Nayanmoni Saikia (born 21 September 1988) is a female Indian international lawn bowler.

Bowls career

Commonwealth Games 
Saikia has represented India at three Commonwealth Games; in the triples and fours at the 2014 Commonwealth Games, in the pairs and fours at the 2018 Commonwealth Games and in the pairs and fours at the 2022 Commonwealth Games.
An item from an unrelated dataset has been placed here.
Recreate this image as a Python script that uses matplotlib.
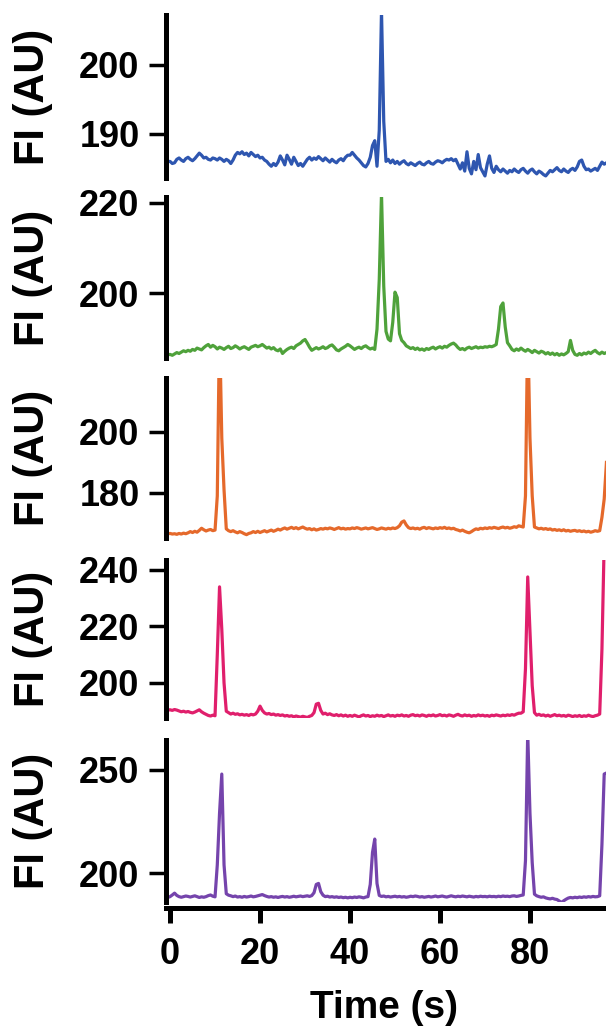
"""Stacked fluorescence traces, one panel per cell."""
import matplotlib
matplotlib.use('Agg')  # no display
import matplotlib.pyplot as plt
import numpy as np

plt.rcParams['font.family'] = ['Liberation Sans', 'DejaVu Sans']
plt.rcParams['font.weight'] = 'bold'

# sample times (s), one reading every 0.5 s
time_s = np.arange(-1.0, 97.01, 0.5)

# fluorescence intensity (AU) for each trace, rows of 10 s
fi_blue = [
    186.3, 186.0,
    186.0, 185.7, 185.8, 186.3, 186.5, 186.2, 186.0, 186.4, 186.6, 186.3, 186.1, 186.4, 186.8, 187.2, 186.9, 186.5, 186.6, 186.3, 186.2, 186.5,
    186.4, 186.2, 186.5, 186.3, 186.0, 186.3, 186.1, 185.7, 186.2, 186.9, 187.3, 187.1, 187.4, 187.0, 187.2, 186.8, 187.3, 187.0, 186.7, 186.9,
    186.5, 186.6, 186.2, 186.0, 185.6, 185.3, 185.7, 185.4, 185.9, 186.8, 186.2, 185.5, 186.9, 186.3, 185.6, 186.6, 186.0, 185.4, 185.7, 185.3,
    185.8, 186.3, 186.6, 186.2, 186.5, 186.3, 186.7, 186.4, 186.1, 186.5, 186.2, 185.9, 186.3, 186.0, 185.8, 186.2, 186.4, 186.1, 186.6, 186.9,
    186.9, 187.3, 186.9, 186.5, 186.2, 185.8, 185.4, 185.2, 185.7, 186.6, 188.3, 189.0, 185.3, 190.5, 207.8, 191.8, 186.0, 186.3, 185.8, 186.2,
    185.7, 186.0, 185.6, 185.9, 186.1, 185.7, 185.5, 185.8, 185.6, 185.4, 185.7, 185.9, 185.6, 185.5, 185.8, 186.0, 185.7, 185.6, 185.9, 186.1,
    186.0, 185.8, 186.1, 186.3, 186.2, 186.4, 186.1, 186.3, 185.6, 184.9, 185.8, 184.6, 187.4, 185.0, 184.2, 186.0, 184.8, 187.0, 185.1, 184.5,
    183.9, 185.6, 186.8, 185.0, 184.4, 185.3, 184.8, 184.5, 184.9, 184.6, 184.3, 184.7, 184.5, 184.9, 184.6, 184.4, 184.8, 185.0, 184.6, 184.3,
    184.7, 184.9, 184.5, 184.2, 184.6, 184.4, 184.1, 183.9, 184.3, 184.7, 184.5, 184.8, 185.1, 184.7, 184.5, 184.9, 184.6, 184.4, 184.8, 185.0,
    184.7, 185.2, 186.0, 186.2, 185.3, 184.8, 184.9, 184.6, 184.8, 185.0, 184.7, 185.3, 185.9, 185.6, 185.8,
]
fi_green = [
    186.6, 186.3,
    186.4, 186.2, 186.5, 186.8, 186.6, 186.9, 187.2, 187.0, 187.3, 187.1, 187.5, 187.3, 187.8, 187.6, 187.4, 187.9, 188.3, 188.6, 188.0, 188.4,
    188.1, 187.6, 188.0, 187.8, 187.5, 187.9, 188.2, 187.7, 187.9, 188.3, 188.0, 187.6, 187.9, 188.1, 187.8, 187.5, 188.0, 188.2, 188.4, 188.1,
    188.3, 188.6, 188.2, 187.8, 188.0, 187.6, 187.9, 187.4, 187.2, 187.6, 186.6, 187.1, 187.5, 187.8, 188.0, 187.7, 188.3, 188.6, 188.9, 189.4,
    189.7, 188.9, 188.0, 187.3, 187.6, 187.9, 187.6, 187.8, 188.1, 187.7, 187.9, 188.3, 188.5, 188.0, 187.4, 187.2, 187.6, 187.9, 188.2, 188.6,
    188.3, 187.9, 187.5, 187.8, 188.0, 187.7, 188.1, 188.3, 187.9, 187.6, 187.8, 187.5, 192.0, 203.0, 222.0, 201.5, 191.5, 189.8, 189.4, 193.5,
    200.2, 199.0, 191.0, 189.5, 189.0, 188.3, 188.0, 187.7, 187.9, 187.5, 187.8, 187.4, 187.6, 187.3, 187.7, 187.5, 187.8, 188.0, 187.6, 187.9,
    188.1, 187.8, 188.2, 188.0, 188.4, 188.7, 188.9, 188.5, 187.9, 187.5, 187.7, 187.4, 187.8, 188.0, 187.7, 187.9, 188.1, 187.8, 188.0, 187.9,
    188.1, 188.0, 188.2, 188.1, 188.3, 188.6, 192.0, 197.0, 197.8, 192.5, 189.0, 188.3, 187.5, 187.2, 187.6, 187.3, 187.8, 187.4, 187.1, 187.5,
    187.2, 186.8, 187.3, 187.0, 186.7, 187.1, 186.9, 186.5, 186.8, 186.4, 186.7, 186.3, 186.6, 186.2, 186.5, 186.3, 186.6, 187.0, 189.5, 187.3,
    186.4, 186.2, 186.6, 186.3, 186.7, 186.5, 186.9, 186.6, 187.0, 187.3, 186.8, 186.5, 186.9, 186.6, 186.8,
]
fi_orange = [
    166.9, 166.6,
    166.7, 166.5, 166.6, 166.4, 166.7, 166.5, 166.8, 166.6, 166.9, 167.3, 167.0, 167.4, 167.1, 167.7, 168.4, 167.9, 167.5, 167.8, 168.0, 167.6,
    167.8, 179.0, 235.0, 198.0, 181.0, 168.2, 167.6, 167.3, 167.6, 167.2, 166.9, 167.3, 167.0, 166.6, 166.3, 166.7, 166.9, 167.3, 167.0, 167.4,
    167.0, 167.3, 167.6, 167.2, 167.5, 167.8, 167.4, 167.7, 168.1, 167.8, 168.2, 168.5, 168.1, 168.4, 168.7, 168.3, 168.6, 168.2, 168.5, 168.8,
    168.4, 168.1, 168.3, 167.9, 168.2, 167.8, 168.0, 168.3, 168.1, 168.4, 168.2, 168.5, 168.3, 168.0, 168.3, 168.6, 168.2, 168.4, 168.1, 168.3,
    168.2, 168.5, 168.3, 168.6, 168.4, 168.1, 168.3, 168.5, 168.2, 168.4, 168.6, 168.3, 168.0, 168.2, 168.5, 168.3, 168.1, 168.4, 168.2, 168.5,
    168.3, 168.6, 169.2, 170.4, 170.8, 169.5, 168.6, 168.3, 168.5, 168.2, 168.4, 168.1, 168.5, 168.7, 168.3, 168.6, 168.4, 168.2, 168.5, 168.3,
    168.6, 168.4, 168.7, 168.3, 168.5, 168.2, 168.4, 168.0, 167.8, 167.5, 167.8, 167.4, 167.1, 166.9, 167.3, 167.8, 168.2, 168.0, 168.4, 168.2,
    168.5, 168.3, 168.6, 168.4, 168.7, 168.5, 168.3, 168.6, 168.8, 168.5, 168.7, 168.4, 168.6, 168.9, 168.7, 169.2, 169.0, 168.8, 179.0, 235.0,
    198.0, 179.0, 168.8, 168.5, 168.2, 168.4, 168.1, 168.3, 168.0, 168.2, 167.8, 168.0, 167.7, 167.9, 167.6, 167.9, 167.5, 167.7, 167.4, 167.6,
    167.7, 167.4, 167.6, 167.3, 167.5, 167.2, 167.4, 167.1, 167.3, 167.6, 167.4, 167.6, 172.0, 178.0, 190.0,
]
fi_pink = [
    190.6, 190.4,
    190.5, 190.3, 190.6, 190.4, 190.1, 189.8, 190.0, 189.7, 189.9, 189.6, 189.4, 189.7, 190.1, 190.5, 189.8, 189.3, 188.9, 188.5, 188.3, 188.6,
    188.4, 210.0, 234.0, 219.0, 200.0, 190.0, 189.5, 189.0, 189.3, 188.9, 189.1, 188.7, 188.9, 188.6, 188.8, 188.5, 188.9, 188.7, 189.0, 190.0,
    191.8, 190.3, 189.4, 189.0, 189.2, 188.8, 189.0, 188.6, 188.8, 188.5, 188.7, 188.3, 188.5, 188.2, 188.4, 188.0, 188.3, 188.1, 187.9, 188.2,
    188.0, 187.8, 188.2, 188.5, 189.5, 192.5, 192.8, 190.3, 189.0, 189.3, 188.8, 189.1, 188.7, 188.5, 188.8, 188.4, 188.7, 188.3, 188.6, 188.2,
    188.5, 188.2, 188.6, 188.3, 188.0, 188.4, 188.7, 188.3, 188.5, 188.1, 188.4, 188.2, 188.6, 188.3, 188.5, 188.1, 188.4, 188.7, 188.3, 188.5,
    188.2, 188.6, 188.4, 188.7, 188.3, 188.5, 188.2, 188.6, 188.8, 188.4, 188.6, 188.3, 188.7, 188.5, 188.2, 188.6, 188.4, 188.7, 188.3, 188.5,
    188.8, 188.4, 188.6, 188.3, 188.7, 188.5, 188.2, 188.6, 188.9, 188.5, 188.3, 188.7, 188.4, 188.6, 188.2, 188.5, 188.3, 188.7, 188.4, 188.6,
    188.3, 188.5, 188.2, 188.6, 188.4, 188.7, 188.5, 188.3, 188.6, 188.4, 188.7, 188.5, 188.8, 188.6, 189.0, 189.3, 189.3, 189.8, 205.0, 237.5,
    218.0, 199.0, 189.5, 188.6, 188.9, 188.5, 188.7, 188.3, 188.6, 188.2, 188.5, 188.8, 188.4, 188.6, 188.3, 188.5, 188.2, 188.6, 188.4, 188.1,
    188.4, 188.2, 188.5, 188.1, 188.4, 188.2, 188.6, 188.3, 188.1, 188.4, 188.6, 189.0, 212.0, 250.0, 255.0,
]
fi_purple = [
    187.9, 188.2,
    188.6, 189.4, 190.3, 189.2, 188.6, 188.3, 188.6, 188.9, 188.7, 188.4, 188.7, 189.0, 188.6, 188.2, 188.5, 188.3, 188.6, 189.1, 189.4, 188.8,
    188.5, 204.0, 229.0, 248.0, 204.0, 190.0, 189.3, 189.0, 188.6, 188.9, 188.4, 188.6, 188.3, 188.7, 188.4, 188.6, 188.9, 188.5, 188.7, 189.0,
    189.3, 189.6, 189.1, 188.7, 188.4, 188.6, 188.3, 188.5, 188.2, 188.5, 188.7, 188.4, 188.6, 188.3, 188.5, 188.8, 188.5, 188.7, 188.9, 188.6,
    188.8, 189.0, 188.7, 189.1, 190.5, 194.5, 195.0, 191.0, 189.3, 188.6, 188.8, 188.4, 188.6, 188.3, 188.5, 188.2, 188.4, 188.1, 188.3, 188.0,
    188.3, 188.1, 188.4, 188.2, 188.5, 188.3, 188.0, 188.4, 188.6, 194.5, 210.0, 216.5, 195.0, 189.2, 188.7, 188.9, 188.5, 188.7, 188.4, 188.6,
    188.8, 188.5, 188.7, 188.4, 188.6, 188.3, 188.5, 188.8, 188.6, 188.9, 188.7, 188.4, 188.6, 188.3, 188.5, 188.7, 188.4, 188.6, 188.9, 188.5,
    188.7, 188.9, 188.6, 188.4, 188.7, 189.0, 188.7, 188.5, 188.8, 188.6, 188.9, 188.7, 188.5, 188.8, 188.6, 188.4, 188.7, 188.5, 188.8, 188.6,
    188.7, 188.5, 188.8, 188.6, 188.7, 188.5, 188.8, 188.6, 188.9, 188.7, 188.8, 188.6, 188.9, 189.0, 188.7, 188.9, 189.2, 189.4, 206.0, 268.0,
    229.0, 205.0, 189.8, 189.0, 188.6, 188.3, 188.5, 188.0, 187.7, 187.5, 187.8, 187.4, 187.2, 186.5, 185.8, 186.6, 187.3, 187.9, 188.2, 188.0,
    188.3, 188.1, 188.4, 188.2, 188.5, 188.3, 188.6, 188.4, 188.7, 188.5, 188.6, 189.0, 214.0, 248.0, 248.5,
]

traces = [fi_blue, fi_green, fi_orange, fi_pink, fi_purple]
colors = ['#2E56B0', '#4FA23B', '#E5692B', '#E01F6C', '#7544AC']
y_limits = [(183.6, 207.2), (185.6, 221.3), (165.2, 217.7), (187.6, 243.5), (186.0, 264.5)]
y_ticks = [[190, 200], [200, 220], [180, 200], [200, 220, 240], [200, 250]]
x_ticks = [0, 20, 40, 60, 80]

# panel boxes in pixels (top, bottom) on a 606 x 1028 canvas
W, H = 606, 1028
panel_px = [(15, 178), (197, 358), (378, 538), (560, 718), (740, 902)]
left_px = 166

fig = plt.figure(figsize=(W / 100, H / 100), dpi=100)

for idx, (values, color) in enumerate(zip(traces, colors)):
    top, bottom = panel_px[idx]
    ax = fig.add_axes([left_px / W, 1 - bottom / H, (W - left_px) / W, (bottom - top) / H])
    ax.plot(time_s, values, color=color, linewidth=2.3)

    ax.set_xlim(-0.9, 96.9)
    ax.set_ylim(*y_limits[idx])
    ax.set_yticks(y_ticks[idx])

    # only the left spine, thick black
    for side in ['top', 'right', 'bottom']:
        ax.spines[side].set_visible(False)
    ax.spines['left'].set_linewidth(3.6)
    ax.tick_params(axis='y', length=12, width=2.5, pad=7, labelsize=26)

    last = idx == len(traces) - 1
    if last:
        ax.spines['bottom'].set_visible(True)
        ax.spines['bottom'].set_linewidth(3.6)
        ax.spines['bottom'].set_position(('outward', 4.5))
        ax.set_xticks(x_ticks)
        ax.tick_params(axis='x', length=11, width=3.6, pad=10, labelsize=26)
    else:
        ax.set_xticks([])

    # y label centred on the panel
    fig.text(33 / W, 1 - (top + bottom) / 2 / H, 'FI (AU)', rotation=90,
             ha='center', va='center', fontsize=30, fontweight='bold')

fig.text(384 / W, 1 - 1008 / H, 'Time (s)', ha='center', va='center',
         fontsize=28, fontweight='bold')

plt.savefig('out.png', dpi=100)
plt.close(fig)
In the 2022 competition, she was part of the Indian Women's fours team, along with Lovely Choubey, Pinki Singh and Rupa Rani Tirkey which won gold medal beating South Africa in the final, 17-10.

Asian Championships 
In the Asian Lawn Bowls Championship, Saikia has won gold in women's triples in 2017 and bronze in women's fours in 2018. She has been awarded Arjuna Award in 2022 by Government of India.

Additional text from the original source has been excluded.